From the point of view of many readers, growing up at Hailsham has a negative effect on Kathy and many of her peers. For example, they all live in fear of their keepers and of the environment in which they are held. School lore suggests that children in the past who were disobedient were mutilated, and this emphasis on their physical bodies is deliberate. The children are all subjected to frequent and thorough medical examinations, and though this rigid attention to health suggests concern, the care is somehow impersonal and therefore confusing.
A childhood at Hailsham is characterized by confusion, which has a negatively disorienting effect on the children. No one seems to understand much of anything, which is destabilizing. The dramatic irony of the novel can become almost painful for the reader, as the reader learns, before many of the young people at Hailsham, that their whole existence is designed for the survival of others. The children at Hailsham are valued only for what they can provide, not for who they are, after all.
Never Let Me Go is often categorized as a work of dystopian literature, and this sad treatment of innocent children is one of the more terrifying elements of the novel. Not only are the children being nurtured as clones in order to donate their organs, but they are also kept in the dark about their role, which only leads to confusion.
Hailsham is a temporary juvenile detention center with the superficial trappings of a school. Its function is to house the cloned beings until they reach adulthood. Because the children are allowed out on the estate's grounds and lack a frame of reference for normal childhood practices, they do not realize that they are incarcerated. The adults who staff the institution are wholly committed to deceiving the children. When they are grown, the cloned beings are taught that they are not humans and that their fate was predetermined: to provide organs to transplant into other humans until the clones have no remaining useful parts.
The most lasting negative effect is their death. Leading up to this and apparently making it inevitable, the children are indoctrinated into believing that they have no choice in determining the course of their lives. The concept of free will is never presented to them.
Kazuo Ishiguro includes a few details that suggest possible cracks in the totalitarian regime. As young adults, the cloned beings are sent to live in cottages and allowed to communicate with one another. The authorities cannot completely control the spread of information or gossip, so the children develop misguided, hopeful ideas of possible alternatives to their certain doom. As of the novel's end, none of them has yet rebelled.

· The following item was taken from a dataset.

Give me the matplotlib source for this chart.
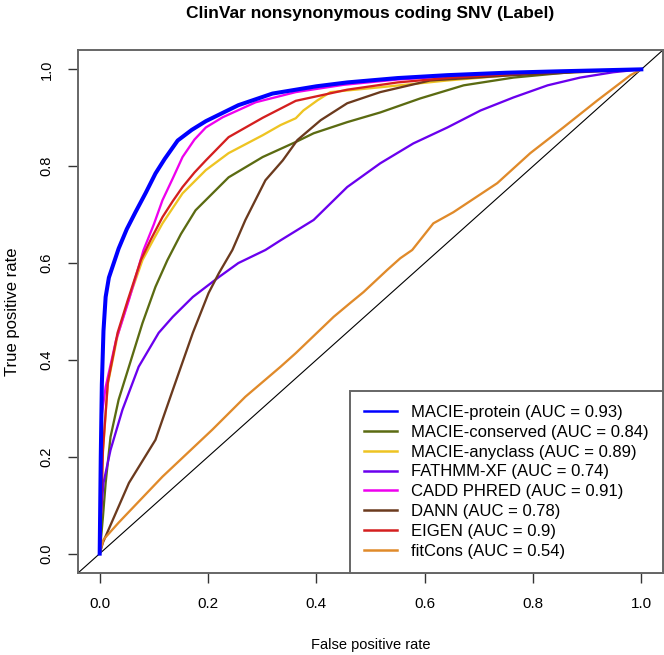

In Ishiguro's dystopian novel Never Let Me Go, the negative effects of growing up in Hailsham are evident through the three main characters: Kathy, Tommy, and Ruth. The destruction of each character's innocence pervades the novel, as Kathy transforms from a caring and free-spirited young girl to a closed off woman with difficulty showing emotion with regards to her past once she has learned about the donation system. Tommy, with his inability to be creative and lack of accepted work into the gallery, becomes despondent, diffident, and known for his short temper as a child. This change in Tommy isolates him as he believes his lack of creativity is a serious problem, only to find out that the Gallery never mattered at all. Ruth, strong, extroverted, and hopeful for the future, becomes aware of her fate as a donor. This realization shatters any perception of hope, causing Ruth to become a deeply unhappy and regretful character, worried about how others perceive her and ultimately giving up on her own life by the end of the novel.
As Hailsham is originally presented as an ideal environment, each character has a similar event that binds them together. Kathy, Tommy, and Ruth are all lied to by Hailsham. These lies, tailored for each character's personal development by Ishiguro, propel them down the negative path that leads them to their position by the end of the book.
At first, Hailsham seems like an idyllic environment in which to grow up and get an education. Later, though, as the truth is revealed, the characters realize they were always living a lie.
Hailsham seems to be a school where students express their creativity and idolize their teachers while forming strong bonds with their classmates. When Kathy recalls her childhood at Hailsham, she seems nostalgic for the innocence of that time. Once the children "graduate" from Hailsham, they go off to other cabins where they live with other "graduates" before starting their roles as either "carers" or "donors." At this point, the young people learn that their destiny is basically to house donor organs for "real humans." The Hailsham students, it turns out, are clones. This explains why they have no memories and seem unconcerned about their parents. The donors give organ donations in one to three separate surgeries; when they "complete," they have nothing more to give, meaning they die. The carers are responsible for nursing the donors until the carers become donors themselves.
The Hailsham cohort have no real control over their "lives," and when they learn the truth they are, understandably, devastated. They look for ways around their fates. For example, Kathy and Tommy think that if they are in love, they can be spared; they even go to the home of a school founder only to be told that was always an unfounded rumor.
The Hailsham students are harmed by their time at the school because they are lied to—or at least not told the truth—about their purpose. On the other hand, how does one tell a child this is his or her fate? It seems unethical, but it is also an impossible situation. Never Let Me Go highlights these ethical conundrums that can result from advancing technology and medical progress. The novel asks whether we should pursue such a route even if it is possible, as it has dire consequences for some of the players involved.